Once I can iterate over the tables and collect the S3 location I can do the following test using Terratest:
athenaTablesLocation := terraform.Output(t, terraformOpts, "athena_tables_location")
assert.Contains(t, athenaTablesLocation, "s3://rX/test-config/rX",)
It seems like you have an unusual mix of static and dynamic here: you've statically defined a fixed number of aws_glue_catalog_table
resources but you want to use them dynamically based on the value of an input variable.
Terraform doesn't allow dynamic references to resources because its execution model requires building a dependency graph between all of the objects, and so it needs to know which exact resources are involved in a particular expression.

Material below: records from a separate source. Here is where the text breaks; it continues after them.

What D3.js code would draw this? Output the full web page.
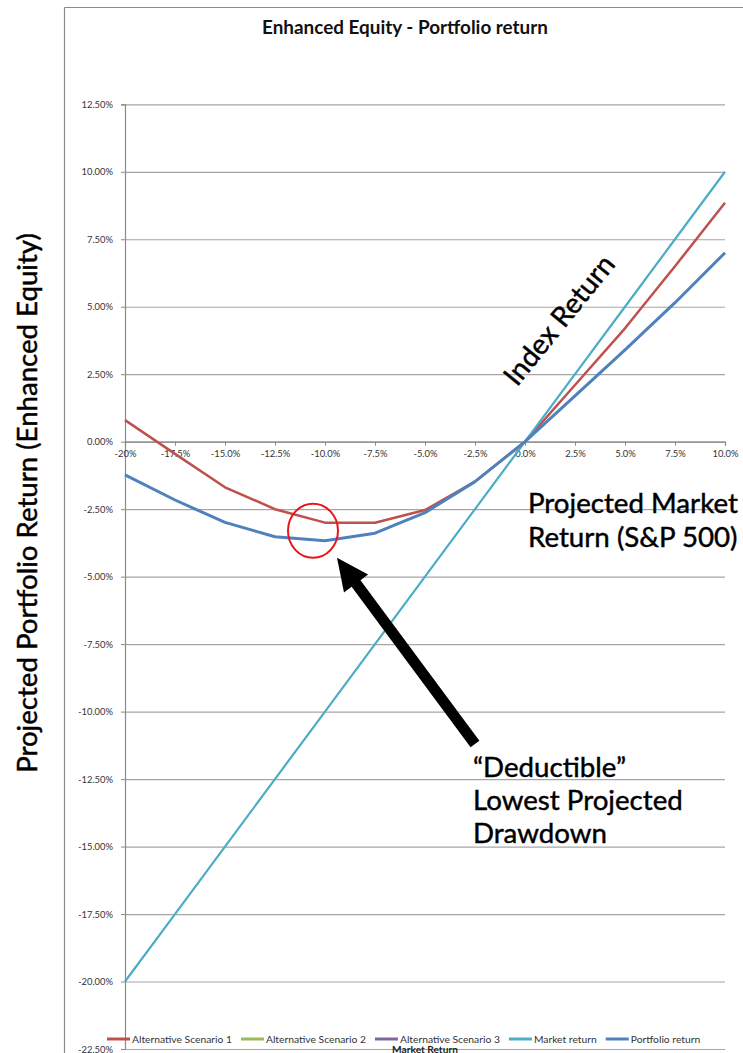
<!DOCTYPE html>
<html><head><meta charset="utf-8">
<script src="https://cdn.jsdelivr.net/npm/d3@7/dist/d3.min.js"></script>
<style>
html,body{margin:0;padding:0;background:#fff;}
svg{display:block;}
text{font-family:Lato,"Open Sans",sans-serif;}
</style></head>
<body>
<svg id="c" width="743" height="1053"></svg>
<script>
// ---------- data ----------
const marketX = [-20,-17.5,-15,-12.5,-10,-7.5,-5,-2.5,0,2.5,5,7.5,10];
const altScenario1 = [0.80,-0.45,-1.69,-2.50,-3.00,-3.00,-2.53,-1.48,0,2.10,4.20,6.50,8.85];
const altScenario2 = [];
const altScenario3 = [];
const marketReturn = [-20,-17.5,-15,-12.5,-10,-7.5,-5,-2.5,0,2.5,5,7.5,10];
const portfolioReturn = [-1.23,-2.16,-2.99,-3.52,-3.67,-3.39,-2.63,-1.48,0,1.70,3.40,5.15,7.00];
const xTickLabels = ["-20%","-17.5%","-15.0%","-12.5%","-10.0%","-7.5%","-5.0%","-2.5%","0.0%","2.5%","5.0%","7.5%","10.0%"];
const yTicks = [12.5,10,7.5,5,2.5,0,-2.5,-5,-7.5,-10,-12.5,-15,-17.5,-20,-22.5];
const yTickLabels = ["12.50%","10.00%","7.50%","5.00%","2.50%","0.00%","-2.50%","-5.00%","-7.50%","-10.00%","-12.50%","-15.00%","-17.50%","-20.00%","-22.50%"];
const seriesNames = ["Alternative Scenario 1","Alternative Scenario 2","Alternative Scenario 3","Market return","Portfolio return"];
const seriesColors = ["#C0504D","#9BBB59","#8064A2","#4BACC6","#4F81BD"];

// ---------- helpers ----------
const svg = d3.select("#c");
function fitSize(sel, base, target){
  sel.attr("font-size", base);
  const w = sel.node().getComputedTextLength();
  const s = base*target/w;
  sel.attr("font-size", s);
  return s;
}
function measure(str, size, weight){
  const t = svg.append("text").attr("font-size",size).attr("font-weight",weight||"normal").text(str);
  const w = t.node().getComputedTextLength(); t.remove(); return w;
}
const tickFont = 9*31.5/measure("12.50%",9);
const legendFont = 9*100/measure("Alternative Scenario 1",9);

// ---------- layout ----------
const x = d3.scaleLinear().domain([-20,10]).range([125,725]);
const y = d3.scaleLinear().domain([-22.5,12.5]).range([1049,104.3]);

// chart frame
svg.append("line").attr("x1",64.5).attr("x2",743).attr("y1",7.5).attr("y2",7.5).attr("stroke","#8a8a8a").attr("stroke-width",1.2);
svg.append("line").attr("x1",64.5).attr("x2",64.5).attr("y1",7.5).attr("y2",1053).attr("stroke","#8a8a8a").attr("stroke-width",1.2);

// title
const title = svg.append("text").attr("x",405).attr("y",34).attr("text-anchor","middle")
  .attr("font-weight","bold").attr("fill","#111").text("Enhanced Equity - Portfolio return");
fitSize(title, 14, 286);

// gridlines
const grid = svg.append("g").attr("transform","translate(125,0)")
  .call(d3.axisLeft(y).tickValues(yTicks).tickSize(-600).tickFormat(""));
grid.select(".domain").remove();
grid.selectAll(".tick line").attr("stroke","#a6a6a6").attr("stroke-width",1.2);

// y axis
const yAx = svg.append("g").attr("transform","translate(125,0)")
  .call(d3.axisLeft(y).tickValues(yTicks).tickSize(4).tickPadding(8).tickFormat((d,i)=>yTickLabels[i]));
yAx.select(".domain").attr("stroke","#8a8a8a").attr("stroke-width",1.2);
yAx.selectAll(".tick line").attr("stroke","#8a8a8a");
yAx.selectAll(".tick text").attr("font-family","Lato").attr("font-size",tickFont).attr("fill","#333");

// x axis at 0
const xAx = svg.append("g").attr("transform",`translate(0,${y(0)})`)
  .call(d3.axisBottom(x).tickValues(marketX).tickSize(4).tickPadding(5).tickFormat((d,i)=>xTickLabels[i]));
xAx.select(".domain").attr("stroke","#8a8a8a").attr("stroke-width",1.2);
xAx.selectAll(".tick line").attr("stroke","#8a8a8a");
xAx.selectAll(".tick text").attr("font-family","Lato").attr("font-size",tickFont).attr("fill","#333");

// series lines
const line = d3.line().x((d,i)=>x(marketX[i])).y(d=>y(d));
const drawSeries = [
  {vals:altScenario1, color:seriesColors[0], w:2.5},
  {vals:altScenario2, color:seriesColors[1], w:2.5},
  {vals:altScenario3, color:seriesColors[2], w:2.5},
  {vals:marketReturn, color:seriesColors[3], w:2.2},
  {vals:portfolioReturn, color:seriesColors[4], w:3}
];
drawSeries.forEach(s=>{
  if(!s.vals.length) return;
  svg.append("path").datum(s.vals).attr("d",line).attr("fill","none")
    .attr("stroke",s.color).attr("stroke-width",s.w).attr("stroke-linejoin","round");
});

// legend
let lx = 107;
const ly = 1039;
seriesNames.forEach((n,i)=>{
  svg.append("line").attr("x1",lx).attr("x2",lx+23).attr("y1",ly).attr("y2",ly)
    .attr("stroke",seriesColors[i]).attr("stroke-width",3);
  const t = svg.append("text").attr("x",lx+25).attr("y",ly+3.5).attr("font-size",legendFont).attr("fill","#333").text(n);
  lx += 25 + t.node().getComputedTextLength() + 9;
});
const mr = svg.append("text").attr("x",425).attr("y",1053).attr("text-anchor","middle")
  .attr("font-weight","bold").attr("fill","#222").text("Market Return");
fitSize(mr, 10, 66);

// annotations
const annStroke = t => t.attr("fill","#000").attr("stroke","#000").attr("stroke-width",0.45);
// y-axis title
const yt = svg.append("text").attr("transform","translate(37,503) rotate(-90)").attr("text-anchor","middle")
  .text("Projected Portfolio Return (Enhanced Equity)");
annStroke(yt); fitSize(yt, 26, 540);

// Index Return
const ir = svg.append("text").attr("transform","translate(517,387.5) rotate(-51)").text("Index Return");
annStroke(ir); fitSize(ir, 26, 158);

// Projected Market Return
const pm = svg.append("text");
annStroke(pm);
pm.append("tspan").attr("x",528).attr("y",513).text("Projected Market");
pm.append("tspan").attr("x",528).attr("y",547).text("Return (S&P 500)");
pm.attr("font-size",26);
const pmw = pm.select("tspan").node().getComputedTextLength();
const annSize = 26*210/pmw;
pm.attr("font-size",annSize);

// Deductible
const dd = svg.append("text").attr("font-size",annSize);
annStroke(dd);
dd.append("tspan").attr("x",473).attr("y",777).text("\u201CDeductible\u201D");
dd.append("tspan").attr("x",473).attr("y",810).text("Lowest Projected");
dd.append("tspan").attr("x",473).attr("y",843).text("Drawdown");

// red circle
svg.append("ellipse").attr("cx",x(-10.6)).attr("cy",y(-3.3)).attr("rx",25).attr("ry",27)
  .attr("fill","none").attr("stroke","#e8141a").attr("stroke-width",2);

// arrow
const tail = [x(-2.5), y(-11.2)];
const tip = [x(-9.4), y(-4.3)];
const dx = tip[0]-tail[0], dy = tip[1]-tail[1];
const L = Math.hypot(dx,dy), ux = dx/L, uy = dy/L, px = -uy, py = ux;
const headLen = 32, headHalf = 15, shaftHalf = 5.5;
const bx = tip[0]-ux*headLen, by = tip[1]-uy*headLen;
const pts = [
  [tail[0]+px*shaftHalf, tail[1]+py*shaftHalf],
  [bx+px*shaftHalf, by+py*shaftHalf],
  [bx+px*headHalf, by+py*headHalf],
  tip,
  [bx-px*headHalf, by-py*headHalf],
  [bx-px*shaftHalf, by-py*shaftHalf],
  [tail[0]-px*shaftHalf, tail[1]-py*shaftHalf]
];
svg.append("path").attr("d","M"+pts.map(p=>p.join(",")).join("L")+"Z").attr("fill","#000");
</script>
</body></html>
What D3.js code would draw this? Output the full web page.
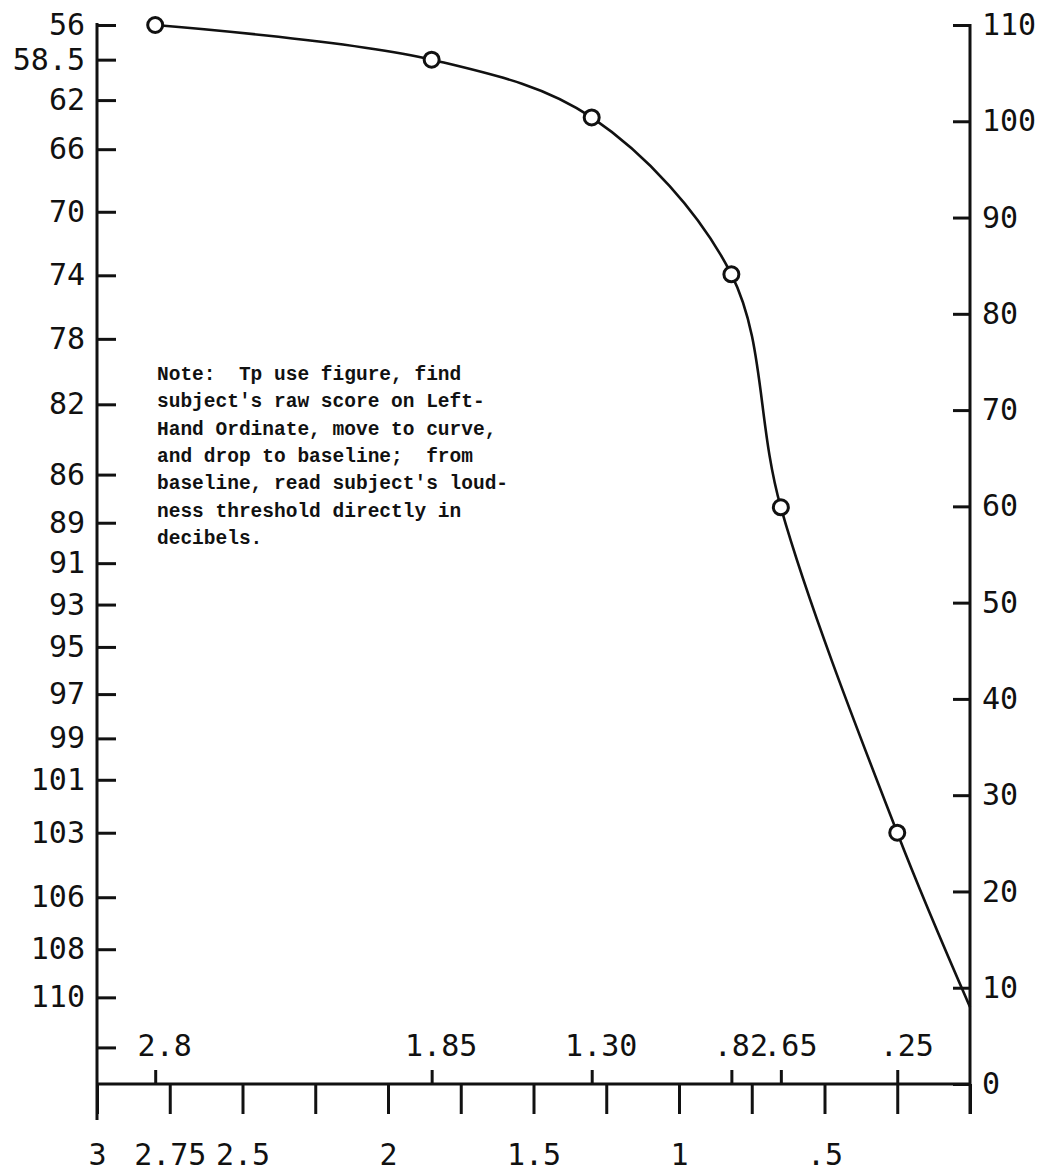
<!DOCTYPE html>
<html>
<head>
<meta charset="utf-8">
<script src="https://cdn.jsdelivr.net/npm/d3@7"></script>
<style>
  body { margin: 0; background: #fff; }
  svg text { fill: #111; }
  .num { font-family: "DejaVu Sans Mono", monospace; font-size: 30px; }
  .note { font-family: "Liberation Mono", monospace; font-size: 19.5px; font-weight: bold; white-space: pre; }
</style>
</head>
<body>
<svg width="1037" height="1173"></svg>
<script>
// bottom scale (baseline)
const bottomTicks = [3, 2.75, 2.5, 2.25, 2, 1.75, 1.5, 1.25, 1, 0.75, 0.5, 0.25, 0];
const bottomLabels = ["3", "2.75", "2.5", "", "2", "", "1.5", "", "1", "", ".5", "", ""];

// plotted points
const pointX = [2.8, 1.85, 1.30, 0.82, 0.65, 0.25];
const pointLabels = ["2.8", "1.85", "1.30", ".82", ".65", ".25"];
const pointDb = [110, 106.4, 100.4, 84.1, 59.9, 26.1];
const curveEndX = 0;
const curveEndDb = 8;

// right-hand ordinate (decibels)
const rightTicks = [0, 10, 20, 30, 40, 50, 60, 70, 80, 90, 100, 110];

// left-hand ordinate (raw score) and where each sits on the dB scale
const leftScores = [56, 58.5, 62, 66, 70, 74, 78, 82, 86, 89, 91, 93, 95, 97, 99, 101, 103, 106, 108, 110, 112];
const leftScoreDb = [110, 106.4, 102.2, 97.1, 90.6, 84.0, 77.4, 70.6, 63.3, 58.3, 54.1, 49.8, 45.4, 40.5, 35.9, 31.6, 26.1, 19.4, 14.0, 9.0, 3.8];
const leftLabels = ["56", "58.5", "62", "66", "70", "74", "78", "82", "86", "89", "91", "93", "95", "97", "99", "101", "103", "106", "108", "110", ""];

const noteLines = [
    "Note:  Tp use figure, find",
    "subject's raw score on Left-",
    "Hand Ordinate, move to curve,",
    "and drop to baseline;  from",
    "baseline, read subject's loud-",
    "ness threshold directly in",
    "decibels."
];

const xLeft = 97, xRight = 970, yBase = 1084, yTop = 25;

const svg = d3.select('svg');

const x = d3.scaleLinear()
    .domain([3, 0])
    .range([xLeft, xRight]);

const y = d3.scaleLinear()
    .domain([0, 110]) // dB
    .range([yBase, yTop]);

// piecewise scale: raw score -> px
const yLeft = d3.scaleLinear()
    .domain(leftScores)
    .range(leftScoreDb.map(d => y(d)));

function styleAxis(g) {
    g.select('.domain').remove();
    g.selectAll('line').attr('stroke', '#111').attr('stroke-width', 3);
    g.selectAll('text').attr('class', 'num').attr('fill', '#111');
}

// left axis
svg.append('g')
    .attr('transform', `translate(${xLeft},0)`)
    .call(d3.axisLeft(yLeft)
        .tickValues(leftScores)
        .tickFormat((d, i) => leftLabels[i])
        .tickSizeInner(-19)
        .tickSizeOuter(0)
        .tickPadding(12))
    .call(styleAxis);

// right axis
svg.append('g')
    .attr('transform', `translate(${xRight},0)`)
    .call(d3.axisRight(y)
        .tickValues(rightTicks)
        .tickSizeInner(-17)
        .tickSizeOuter(0)
        .tickPadding(12))
    .call(styleAxis);

// bottom axis
svg.append('g')
    .attr('transform', `translate(0,${yBase})`)
    .call(d3.axisBottom(x)
        .tickValues(bottomTicks)
        .tickFormat((d, i) => bottomLabels[i])
        .tickSizeInner(30)
        .tickSizeOuter(0)
        .tickPadding(30))
    .call(styleAxis);

// small marks above baseline for the plotted points
svg.append('g')
    .attr('transform', `translate(0,${yBase})`)
    .call(d3.axisTop(x)
        .tickValues(pointX)
        .tickFormat((d, i) => pointLabels[i])
        .tickSizeInner(14)
        .tickSizeOuter(0)
        .tickPadding(14))
    .call(styleAxis)
    .selectAll('text').attr('dx', 9);

// frame lines
svg.append('line')
    .attr('x1', xLeft).attr('x2', xLeft)
    .attr('y1', y(110) - 2).attr('y2', yBase + 36)
    .attr('stroke', '#111').attr('stroke-width', 3);
svg.append('line')
    .attr('x1', xRight).attr('x2', xRight)
    .attr('y1', y(110) - 1).attr('y2', yBase + 30)
    .attr('stroke', '#111').attr('stroke-width', 3);
svg.append('line')
    .attr('x1', xLeft).attr('x2', xRight)
    .attr('y1', yBase).attr('y2', yBase)
    .attr('stroke', '#111').attr('stroke-width', 3);

// curve
const curvePts = pointX.map((d, i) => [d, pointDb[i]]).concat([[curveEndX, curveEndDb]]);
const line = d3.line()
    .x(d => x(d[0]))
    .y(d => y(d[1]))
    .curve(d3.curveCatmullRom.alpha(0.5));

svg.append('path')
    .datum(curvePts)
    .attr('d', line)
    .attr('fill', 'none')
    .attr('stroke', '#111')
    .attr('stroke-width', 2.6);

svg.append('g')
    .selectAll('circle')
    .data(pointX)
    .enter().append('circle')
    .attr('cx', d => x(d))
    .attr('cy', (d, i) => y(pointDb[i]))
    .attr('r', 7.5)
    .attr('fill', '#fff')
    .attr('stroke', '#111')
    .attr('stroke-width', 3);

// note
svg.append('g')
    .selectAll('text')
    .data(noteLines)
    .enter().append('text')
    .attr('class', 'note')
    .attr('x', 157)
    .attr('y', (d, i) => 380 + i * 27.3)
    .text(d => d);
</script>
</body>
</html>
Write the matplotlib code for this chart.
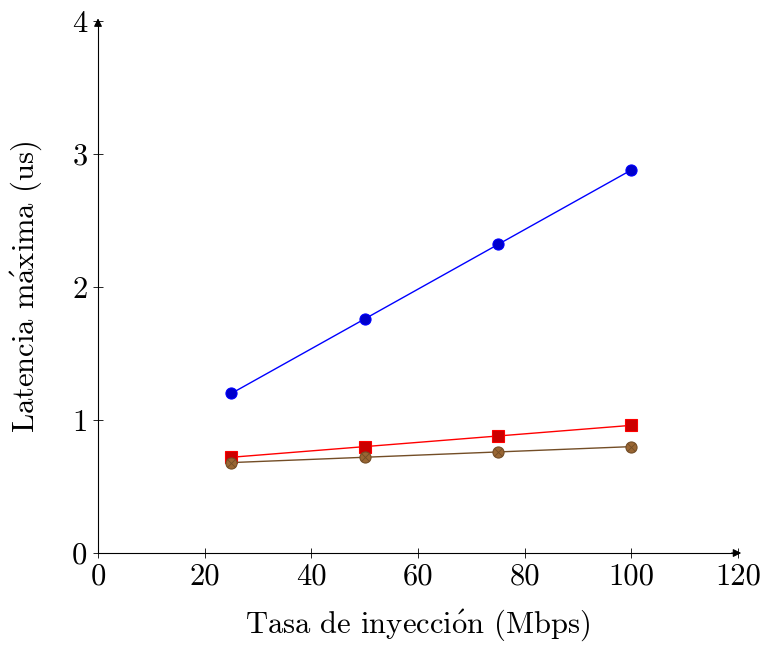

However, you can in principle build your own single value that includes all of these objects and then dynamically choose from it:
locals {
tables = {
r1 = aws_glue_catalog_table.r1
r2 = aws_glue_catalog_table.r2
r3 = aws_glue_catalog_table.r3
# etc
}
}
output "table_locations" {
value = {
for t in var.table_names : t => local.tables[t].storage_descriptor[0].location
}
}
With this structure Terraform can see that output "table_locations"
depends on local.tables
and local.tables
depends on all of the relevant resources, and so the evaluation order will be correct.
However, it also seems like your table definitions are systematic based on var.table_names
and so could potentially benefit from being dynamic themselves. You could achieve that using the resource for_each
feature to declare multiple instances of a single resource:
variable "table_names" {
description = "Athena table names to create"
type = set(string)
default = ["r1", "r2", "r3", "rx"]
}
resource "aws_glue_catalog_table" "all" {
for_each = var.table_names
name = each.key
database_name = var.db_name
storage_descriptor {
location = "s3://${var.bucket_name}/${var.environment}-config/${each.key}"
}
...
}
output "table_locations" {
value = {
for k, t in aws_glue_catalog_table.all : k => t.storage_descriptor[0].location
}
}
In this case aws_glue_catalog_table.all
represents all of the tables together as a single resource with multiple instances, each one identified by the table name. for_each
resources appear in expressions as maps, so this will declare resource instances with addresses like this:
aws_glue_catalog_table.all["r1"]
aws_glue_catalog_table.all["r2"]
aws_glue_catalog_table.all["r3"]
Because this is already a map, this time we don't need the extra step of constructing the map in a local value, and can instead just access this map directly to build the output value, which will be a map from table name to storage location:
{
r1 = "s3://BUCKETNAME/ENVNAME-config/r1"
r2 = "s3://BUCKETNAME/ENVNAME-config/r2"
r3 = "s3://BUCKETNAME/ENVNAME-config/r3"
# ...
}
In this example I've assumed that all of the tables are identical aside from their names, which I expect isn't true in practice but I was going only by what you included in the question. If the tables do need to have different settings then you can change var.table_names
to instead be a variable "tables"
whose type is a map of object type where the values describe the differences between the tables, but that's a different topic kinda beyond the scope of this question, so I won't get into the details of that here.